On October 22, 2013, 13-year-old Andy Lopez was shot and killed by Sonoma County sheriff's deputy Erick Gelhaus in the Moorland neighborhood of Santa Rosa. Lopez was walking to his friend's house while carrying an airsoft gun replica of an AK-47. Gelhaus mistook the airsoft gun for a real rifle, and demanded that Lopez drop the weapon. Gelhaus then fired eight shots at Lopez, killing him. The shooting prompted protests in Santa Rosa, which attracted protesters from around Northern California. The Lopez family filed a lawsuit at the District Court in November, claiming that Gelhaus shot Lopez "without reasonable cause." They amended their lawsuit in January 2014, claiming that the Sheriff's office had long known that Gelhaus had a "propensity ... to recklessly draw his firearm and to use excessive force". The deputy's attorney argued that Gelhaus "absolutely believed" that the gun was real and that his life was in danger. You may be wondering why this is listed on the Santa Rosa Police Department page, as there is no relation in the above paragraph. The extent of SRPD's involvement was to investigate the incident.

Budget
The budget for Fiscal year 2019-2020 is $59.7 Million dollars, comprising more than one third of the city's entire General Fund Budget.
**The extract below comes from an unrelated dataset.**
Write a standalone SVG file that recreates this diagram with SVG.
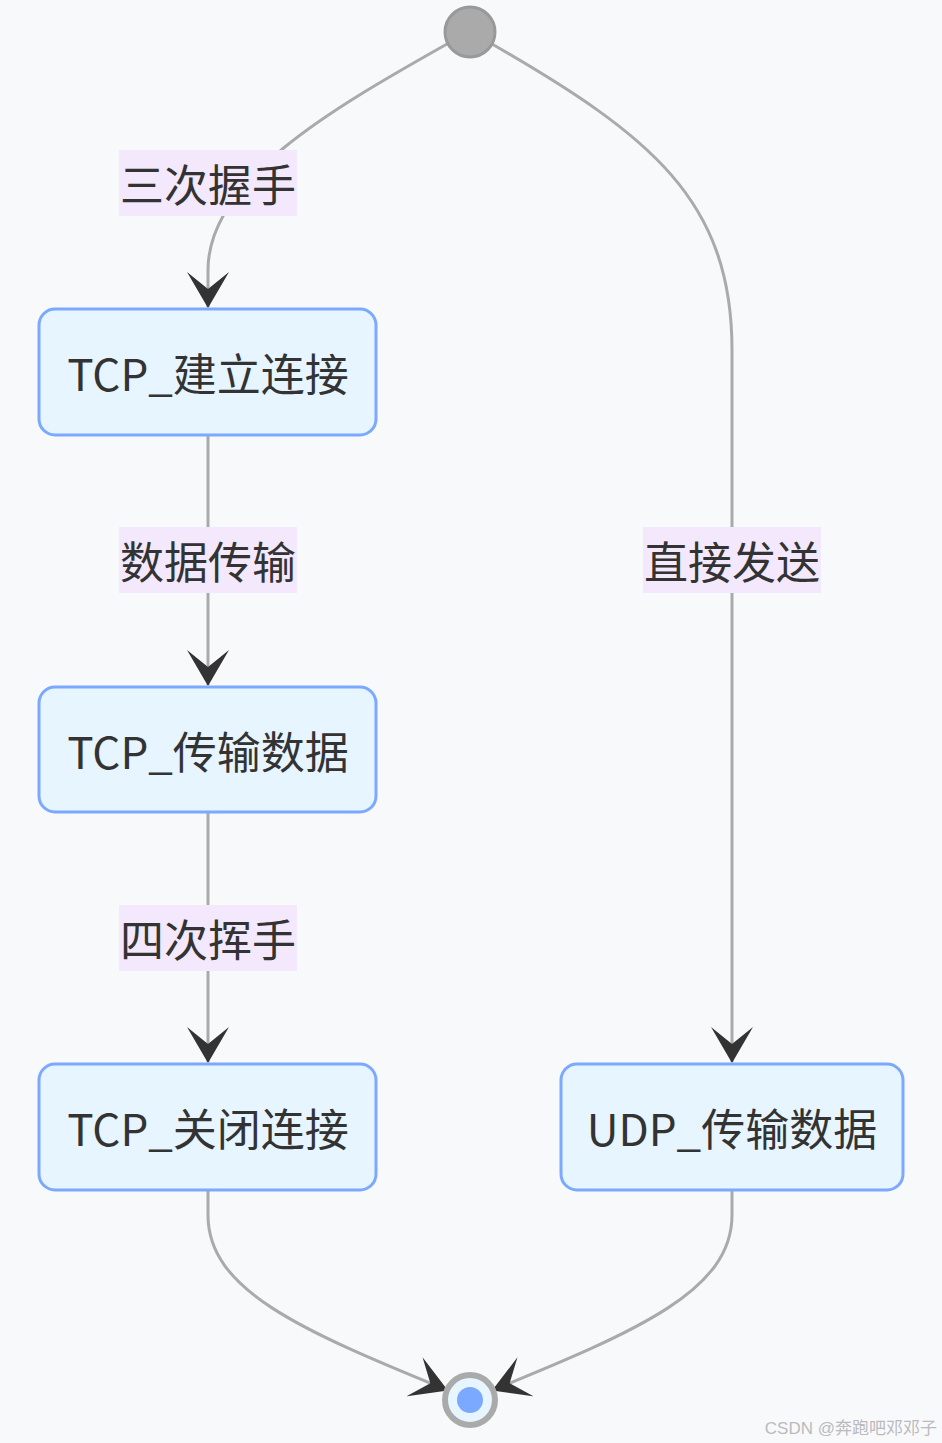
<svg xmlns="http://www.w3.org/2000/svg" width="942" height="1443" viewBox="0 0 942 1443">
<style>
.edge{fill:none;stroke:#aaaaaa;stroke-width:3;marker-end:url(#arr)}
.node rect{fill:#e6f5ff;stroke:#7aa9ff;stroke-width:3}
.txt{font-family:"Noto Sans CJK SC","Noto Sans",sans-serif;font-size:44px;fill:#333333;text-anchor:middle;dominant-baseline:central}
.lbl rect{fill:#f3e8fc}
</style>
<defs>
<marker id="arr" viewBox="0 0 36 42" refX="35" refY="21" markerWidth="36" markerHeight="42" markerUnits="userSpaceOnUse" orient="auto">
<path d="M0,0 L36,21 L0,42 L17,21 z" fill="#333333"/>
</marker>
</defs>
<rect width="942" height="1443" fill="#f8f9fb"/>
<g id="edges">
<path class="edge" d="M447,44 C330,110 208,180 208,270 L208,307"/>
<path class="edge" d="M492,44 C650,135 732,200 732,350 L732,1062"/>
<path class="edge" d="M208,436 L208,685"/>
<path class="edge" d="M208,813 L208,1062"/>
<path class="edge" d="M208,1191 L208,1215 C208,1290 300,1330 447,1390"/>
<path class="edge" d="M732,1191 L732,1215 C732,1290 640,1330 493,1390"/>
</g>
<g id="edge-labels">
<g class="lbl" id="lbl1"><rect x="119" y="150" width="178" height="66"/><text class="txt" x="208" y="183">三次握手</text></g>
<g class="lbl" id="lbl2"><rect x="119" y="527" width="178" height="66"/><text class="txt" x="208" y="560">数据传输</text></g>
<g class="lbl" id="lbl3"><rect x="119" y="905" width="178" height="66"/><text class="txt" x="208" y="938">四次挥手</text></g>
<g class="lbl" id="lbl4"><rect x="643" y="527" width="178" height="66"/><text class="txt" x="732" y="560">直接发送</text></g>
</g>
<g id="start"><circle cx="470" cy="32" r="25" fill="#aaaaaa" stroke="#999999" stroke-width="3"/></g>
<g id="n1" class="node"><rect x="39" y="309" width="337" height="126" rx="16"/><text class="txt" x="208" y="372">TCP_建立连接</text></g>
<g id="n2" class="node"><rect x="39" y="687" width="337" height="125" rx="16"/><text class="txt" x="208" y="750">TCP_传输数据</text></g>
<g id="n3" class="node"><rect x="39" y="1064" width="337" height="126" rx="16"/><text class="txt" x="208" y="1127">TCP_关闭连接</text></g>
<g id="n4" class="node"><rect x="561" y="1064" width="342" height="126" rx="16"/><text class="txt" x="732" y="1127">UDP_传输数据</text></g>
<g id="end"><circle cx="470" cy="1400" r="25" fill="#e6f5ff" stroke="#aaaaaa" stroke-width="6"/><circle cx="470" cy="1400" r="13" fill="#7aa9ff"/></g>
<text x="937" y="1434" font-family="'Liberation Sans','Noto Sans CJK SC',sans-serif" font-size="17" fill="#bbbbbb" text-anchor="end">CSDN @奔跑吧邓邓子</text>
</svg>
Santa Rosa has proposed and increase in funding by $2.5 million for the 2020-2021 fiscal year.

Gang task force
The Santa Rosa Police Department formed a gang investigation unit in the late 1980s. That unit was disestablished in 2006 due to budget shortages. SRPD formed the Gang Crime Investigations Team, currently known as the Gang Crimes Team. One of its detectives is assigned to the North Bay Regional Gang Task Force, an FBI-led movement.